I'm not sure how they reconcile those figures, unless a lot of people are now working two jobs.
The unemployment figures do not really tell us how many unemployed people there are. It only tells us how many are receiving unemployment checks. When those checks cease, those who remain unemployed are re-classified as "unemployable" or "discouraged." It is assumed that they have stopped looking for work, and so they are not longer unemployed!
Last December the government originally reported job losses at 85,000, but they have now revised those figures to 150,000. Figures for January show another 20,000 jobs slashed from payrolls. And yet the unemployment rate went down to 9.7%. Go figure.
". . . the figures for December were revised to show 150,000 jobs were slashed from payrolls, instead of the 85,000 job cuts first reported."
From the same article above, we read,
Morgan Stanley's Wieseman and Greenlaw said they are getting "closer to calling the peak in the unemployment rate." Still, the unemployment rate could bounce higher again if workers who dropped out of the job hunt are encouraged enough to jump back in.
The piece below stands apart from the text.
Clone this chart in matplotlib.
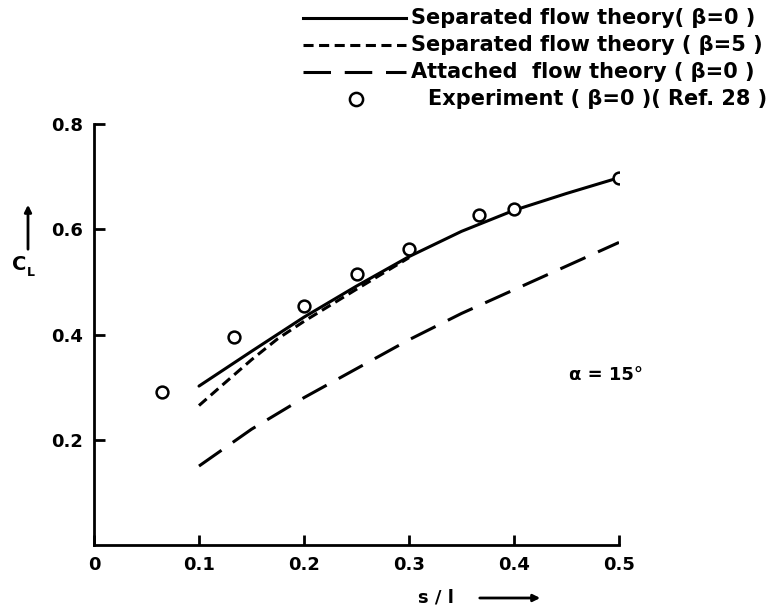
import matplotlib
matplotlib.use("Agg")
import matplotlib.pyplot as plt
from matplotlib.lines import Line2D

# Data (CL vs s/l, alpha = 15 deg)
sep_b0_x = [0.1, 0.15, 0.2, 0.25, 0.3, 0.35, 0.4, 0.45, 0.5]
sep_b0_y = [0.302, 0.368, 0.433, 0.492, 0.548, 0.596, 0.636, 0.668, 0.698]

sep_b5_x = [0.1, 0.12, 0.15, 0.175, 0.2, 0.25, 0.3]
sep_b5_y = [0.265, 0.30, 0.352, 0.392, 0.425, 0.486, 0.546]

att_b0_x = [0.1, 0.15, 0.2, 0.25, 0.3, 0.35, 0.4, 0.45, 0.5]
att_b0_y = [0.15, 0.22, 0.28, 0.335, 0.39, 0.44, 0.485, 0.53, 0.575]

exp_x = [0.065, 0.133, 0.2, 0.25, 0.3, 0.367, 0.4, 0.5]
exp_y = [0.29, 0.395, 0.455, 0.515, 0.562, 0.627, 0.638, 0.698]

x_ticks = [0, 0.1, 0.2, 0.3, 0.4, 0.5]
x_ticklabels = ["0", "0.1", "0.2", "0.3", "0.4", "0.5"]
y_ticks = [0.2, 0.4, 0.6, 0.8]
y_ticklabels = ["0.2", "0.4", "0.6", "0.8"]

legend_texts = [
    "Separated flow theory( β=0 )",
    "Separated flow theory ( β=5 )",
    "Attached  flow theory ( β=0 )",
    "Experiment ( β=0 )( Ref. 28 )",
]

W, H = 782, 607
FS = 13
LEG_FS = 15

def fx(px):
    return px / W

def fy(py):
    return 1 - py / H

fig = plt.figure(figsize=(W / 100, H / 100), dpi=100)
ax = fig.add_axes([fx(94), fy(545), fx(619) - fx(94), fy(124) - fy(545)])

LW = 2.2
short_dash = (3.3, 1.8)
long_dash = (9, 4.5)

ax.plot(sep_b0_x, sep_b0_y, color="black", lw=LW, solid_capstyle="round")
ax.plot(sep_b5_x, sep_b5_y, color="black", lw=LW, dashes=short_dash)
ax.plot(att_b0_x, att_b0_y, color="black", lw=LW, dashes=long_dash)
ax.plot(exp_x, exp_y, linestyle="none", marker="o", ms=8.5, mfc="white",
        mec="black", mew=1.8, zorder=5)

ax.set_xlim(0, 0.5)
ax.set_ylim(0, 0.8)
ax.spines["top"].set_visible(False)
ax.spines["right"].set_visible(False)
ax.spines["left"].set_linewidth(2)
ax.spines["bottom"].set_linewidth(2)

ax.set_xticks(x_ticks)
ax.set_xticklabels(x_ticklabels, fontsize=FS, fontweight="bold")
ax.set_yticks(y_ticks)
ax.set_yticklabels(y_ticklabels, fontsize=FS, fontweight="bold")
ax.tick_params(axis="x", direction="in", length=7, width=2, pad=8)
ax.tick_params(axis="y", direction="in", length=8, width=2, pad=8)

# y label: arrow with C_L below
fig.add_artist(plt.Annotation("", xy=(fx(28), fy(202)), xytext=(fx(28), fy(252)),
                              xycoords="figure fraction", textcoords="figure fraction",
                              arrowprops=dict(arrowstyle="-|>", lw=2, color="black",
                                              mutation_scale=10)))
fig.text(fx(19), fy(264), "C", fontsize=14, fontweight="bold", ha="center", va="center")
fig.text(fx(31), fy(272), "L", fontsize=9, fontweight="bold", ha="center", va="center")

# x label: s/l with arrow to the right
fig.text(fx(436), fy(598), "s / l", fontsize=FS, fontweight="bold", ha="center", va="center")
fig.add_artist(plt.Annotation("", xy=(fx(543), fy(598)), xytext=(fx(477), fy(598)),
                              xycoords="figure fraction", textcoords="figure fraction",
                              arrowprops=dict(arrowstyle="-|>", lw=2, color="black",
                                              mutation_scale=10)))

# alpha annotation
fig.text(fx(606), fy(375), "α = 15°", fontsize=FS, fontweight="bold", ha="center", va="center")

# manual legend at top right
rows = [18, 45, 72, 99]
handles = [("solid", None), ("dash", short_dash), ("dash", long_dash), ("marker", None)]
for py, (kind, d), label in zip(rows, handles, legend_texts):
    if kind == "marker":
        fig.add_artist(Line2D([fx(356)], [fy(py)], transform=fig.transFigure, linestyle="none",
                              marker="o", ms=9.5, mfc="white", mec="black", mew=1.8))
        fig.text(fx(428), fy(py), label, fontsize=LEG_FS, fontweight="bold", va="center", ha="left")
    else:
        ln = Line2D([fx(303), fx(406)], [fy(py), fy(py)], transform=fig.transFigure,
                    color="black", lw=LW)
        if d is not None:
            ln.set_dashes(d)
        fig.add_artist(ln)
        fig.text(fx(411), fy(py), label, fontsize=LEG_FS, fontweight="bold", va="center", ha="left")

fig.savefig("out.png", dpi=100)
In other words, if a lot of people believe that the job market is opening up again, and they actually start looking for work again, then the unemployment figures will "bounce higher again." Why? Simply because the official figures do not really count all the unemployed; they merely count those who are actively looking for work.
Trouble in the Eurozone
The recent default of Dubai World is having a huge but hidden effect upon the rest of the world. Dubai is probably the main source of the derivatives market, and so their default will affect many other countries.
Then there is Greece, Portugal, and Spain, all of which are in or near default. They call this "sovereign default," when nations default on their loan payments.
America, too, is going to have to cough up $3 Trillion in payments on its short-term debt this year. There is not enough production in the entire economy to do that. The Fed will have to default or create still more trillions out of thin air.
This economic problem is not going away, nor can it be resolved by throwing more new money at it. New money merely creates more debt. While that policy may solve the problem in the short term, it only increases the problem long term. Of course, they are hoping that postponing the problem will give the economy time to turn around before the ship hits the ice berg.
Most nations have been postponing the problem by quick fixes and by "stimuluus" programs that only make things worse long term. No one recognizes the 10-ton elephant in the living room. It is the fact that the Treasury must BORROW money from the Fed in order to maintain a supply of money in circulation, instead of issuing Treasury Notes that are debt free. Until we repeal the Federal Reserve Act and give back the power to create money to the Congress, the problem will only get worse, the private bankers will only get richer, and the people will be left impoverished in their own land.